I respectfully submit that there was absolutely no substantiation or evidence for the ruling of “willful” non-disclosure against the Crown. Furthermore, I respectfully submit that no “reasonable” person would deduce that non-disclosure of a benign contact by a distraught victim’s mother with a man known publicly for his integrity and familiarity with male sexual abuse had any bearing upon whether Mr. Leduc did, or did not, sodomize and/or otherwise sexually molest the victims.
b. During the trial, a victim’s mother testified that she had initiated a brief contact with Constable Perry Dunlop. That contact was initiated after the distraught mother broke down at a welfare office. The break down transpired because the woman was concerned about her son and she didn’t know where to go or what to do. A clerk at the welfare office advised her to call Constable Dunlop. Constable Dunlop was then known as man who understood the difficulties facing male sex abuse victims. Cornwall was lacking any agencies or persons to meet that particular and very unique need.

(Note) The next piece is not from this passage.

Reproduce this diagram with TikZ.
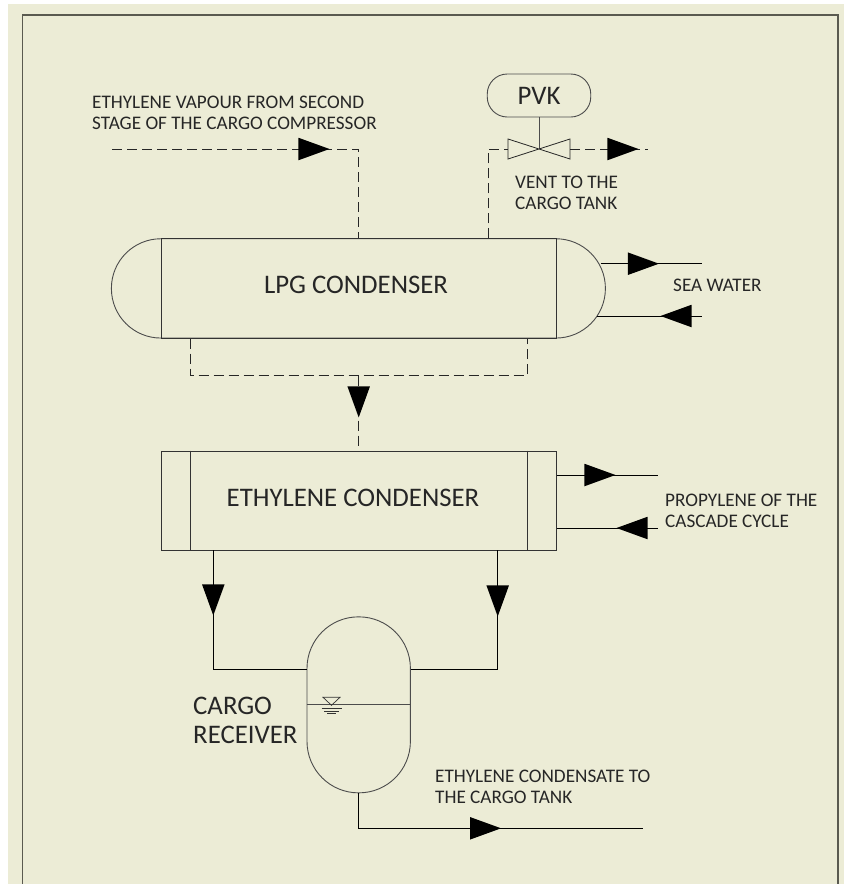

Justice Chadwick was not present in the courtroom to see or hear the woman as she testified. He was, however, presiding at the motion for stay which evolved from her testimony. The object of the motion was to prove that non-disclosure of a witness contact (i.e., the victim’s mother) with Mr. Dunlop denied Mr. Leduc his charter rights “to make full answer and defence.”
The defence’s argument of “wilful” non-disclosure of this benign contact was relevant only if one was prepared to ascribe to the highly speculative, fallacious and defamatory notion regarding the conduct and person of Mr. Dunlop outlined previously (ref. Appendix A para 5b above).
I respectfully submit that Justice Chadwick, for unknown reasons, bore animus against the conduct and person of former Constable Dunlop. Furthermore, I respectfully submit that, for unknown reasons, Justice Chadwick willfully embraced a highly speculative, fallacious and defamatory notion regarding the conduct and person of Mr. Dunlop. Furthermore, I respectfully submit that because Justice Chadwick willfully vilified Mr. Dunlop, an alleged paedophile is “free.”